Although English does bring advantages in tracking the emotional narrative of a song, language is more than a matter of mere meaning. Even with Finley's formidable delivery, English vowels and consonants can sound curiously tame in Iago's Credo from Otello, especially when Edward Gardner has the London Philharmonic Orchestra spectacularly storming and snarling around the singer.
In Escamillo's Toreador's Song, despite Finley's winning bravado, the libretto labours under such horrors as the convolution of "Les spectateurs perdent la tete" into "And through the crowd madness is raging".

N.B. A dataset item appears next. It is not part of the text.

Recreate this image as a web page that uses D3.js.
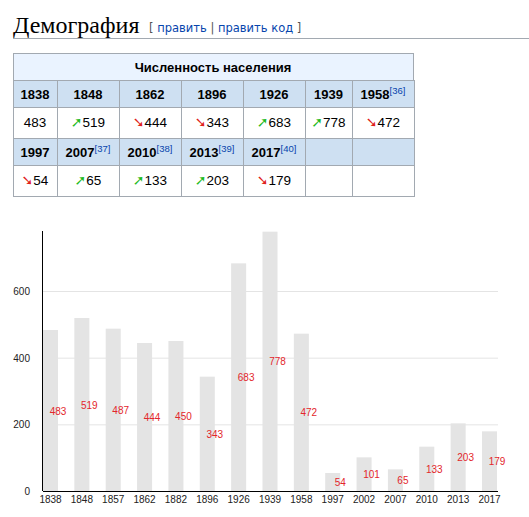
<!DOCTYPE html>
<html><head><meta charset="utf-8">
<script src="https://cdn.jsdelivr.net/npm/d3@7"></script>
<style>body{margin:0;background:#fff}svg{display:block}</style>
</head><body><svg id="c" width="529" height="517"></svg>
<script>
// table data
const tblYears1 = ["1838","1848","1862","1896","1926","1939","1958"];
const tblRefs1  = ["","","","","","","[36]"];
const tblVals1  = ["483","519","444","343","683","778","472"];
const tblDir1   = ["","up","down","down","up","up","down"];
const tblYears2 = ["1997","2007","2010","2013","2017","",""];
const tblRefs2  = ["","[37]","[38]","[39]","[40]","",""];
const tblVals2  = ["54","65","133","203","179","",""];
const tblDir2   = ["down","up","up","up","down","",""];
// chart data
const years  = ["1838","1848","1857","1862","1882","1896","1926","1939","1958","1997","2002","2007","2010","2013","2017"];
const values = [483,519,487,444,450,343,683,778,472,54,101,65,133,203,179];
const yTicks = [0,200,400,600];

const svg = d3.select("#c");
svg.append("text").attr("x",13).attr("y",33).attr("font-family","Liberation Serif, serif").attr("font-size",24).attr("fill","#000").text("Демография");
const ed = svg.append("text").attr("x",149).attr("y",32).attr("font-family","DejaVu Sans, sans-serif").attr("font-size",11.5);
ed.append("tspan").attr("fill","#555").text("[ ");
ed.append("tspan").attr("fill","#0645ad").text("править");
ed.append("tspan").attr("fill","#555").text(" | ");
ed.append("tspan").attr("fill","#0645ad").text("править код");
ed.append("tspan").attr("fill","#555").text(" ]");
svg.append("line").attr("x1",13).attr("x2",529).attr("y1",38.5).attr("y2",38.5).attr("stroke","#a2a9b1");

const cols=[13,57,119,181,243,305,352,414];
const rows=[53,80,107,138,165,196];
const F="Liberation Sans, Arial, sans-serif";
svg.append("rect").attr("x",13.5).attr("y",53.5).attr("width",400).attr("height",27).attr("fill","#eaf3ff").attr("stroke","#a2a9b1");
svg.append("text").attr("x",213).attr("y",72).attr("text-anchor","middle").attr("font-family",F).attr("font-weight","bold").attr("font-size",13).text("Численность населения");
function hdrRow(y0,y1,yrs,refs){
  yrs.forEach((t,i)=>{
    svg.append("rect").attr("x",cols[i]+.5).attr("y",y0+.5).attr("width",cols[i+1]-cols[i]).attr("height",y1-y0).attr("fill","#cee0f2").attr("stroke","#a2a9b1");
    const tx=svg.append("text").attr("x",(cols[i]+cols[i+1])/2).attr("y",y0+19).attr("text-anchor","middle").attr("font-family",F).attr("font-weight","bold").attr("font-size",13);
    tx.append("tspan").text(t);
    if(refs[i]) tx.append("tspan").attr("dy",-5).attr("font-size",9.5).attr("font-weight","normal").attr("fill","#0645ad").text(refs[i]);
  });
}
function valRow(y0,y1,vals,dirs){
  vals.forEach((t,i)=>{
    svg.append("rect").attr("x",cols[i]+.5).attr("y",y0+.5).attr("width",cols[i+1]-cols[i]).attr("height",y1-y0).attr("fill","#fff").attr("stroke","#a2a9b1");
    const tx=svg.append("text").attr("x",(cols[i]+cols[i+1])/2).attr("y",y0+20).attr("text-anchor","middle").attr("font-family",F).attr("font-size",13.5);
    if(dirs[i]) tx.append("tspan").attr("font-weight","bold").attr("fill",dirs[i]=="up"?"#1dba1d":"#e0201a").attr("font-family","DejaVu Sans").attr("font-size",14).text(dirs[i]=="up"?"➚":"➘");
    tx.append("tspan").text(t);
  });
}
hdrRow(rows[1],rows[2],tblYears1,tblRefs1);
valRow(rows[2],rows[3],tblVals1,tblDir1);
hdrRow(rows[3],rows[4],tblYears2,tblRefs2);
valRow(rows[4],rows[5],tblVals2,tblDir2);

const x0=43,x1=498,yb=491,yt=231;
const y=d3.scaleLinear().domain([0,778]).range([yb,yb-778/3]);
const step=(482-43)/14, bw=15;
const bx=i=>x0+i*step;
const g=svg.append("g");
yTicks.filter(d=>d>0).forEach(d=>g.append("line").attr("x1",x0).attr("x2",x1).attr("y1",y(d)+.5).attr("y2",y(d)+.5).attr("stroke","#e4e4e4"));
g.selectAll(".bar").data(values).join("rect").attr("x",(d,i)=>bx(i)).attr("width",bw).attr("y",d=>y(d)).attr("height",d=>yb-y(d)).attr("fill","#e4e4e4");
g.selectAll(".lbl").data(values).join("text").attr("x",(d,i)=>bx(i)+bw).attr("y",d=>y(d/2)+4).attr("text-anchor","middle").attr("font-family",F).attr("font-size",10).attr("fill","#e3262b").text(d=>d);
g.append("line").attr("x1",x0-.5).attr("x2",x0-.5).attr("y1",yt).attr("y2",yb).attr("stroke","#000");
g.append("line").attr("x1",x0).attr("x2",x1).attr("y1",yb+.5).attr("y2",yb+.5).attr("stroke","#000");
yTicks.forEach(d=>g.append("text").attr("x",30).attr("y",y(d)+4).attr("text-anchor","end").attr("font-family",F).attr("font-size",10).attr("fill","#222").text(d));
years.forEach((t,i)=>g.append("text").attr("x",bx(i)+bw/2).attr("y",yb+12).attr("text-anchor","middle").attr("font-family",F).attr("font-size",10).attr("fill","#222").text(t));
</script></body></html>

Yet, on the plus side, one feels a real frustration when Robert's protestations of ardour in Tchaikovsky's Iolanta (My only beloved Mathilde I claim) are over in a just a few minutes. And, when Finley tackles Lysiart's big moment from Weber's Euryanthe (What refuge here?) such is the singer's conviction that even clangers like "What black dismay to find the girl no easy prey" pass unnoticed.
Three tracks feature English as their first language, two from operas less than a decade old.
Just last year, in local MetOpera screenings, Finley made Batter my heart, the cri de coeur of the conscience-stricken Robert Oppenheimer, the undisputed highlight of John Adams' Doctor Atomic. Revisited for this recording, in a rendition that lives up to the aria's title, this is the standout track of the disc.
Finley also catches the raw emotion of Harry's Oh bring to me a pint of wine from Mark-Anthony Turnage's The Silver Tassie, guiding a Robert Burns song through a mysterious and exciting orchestral forest.
And, finally, who could resist Rodgers and Hammerstein's Some Enchanted Evening in a performance that bypasses baritonal bluster in favour of the easy, natural lyricism that this song cries out for.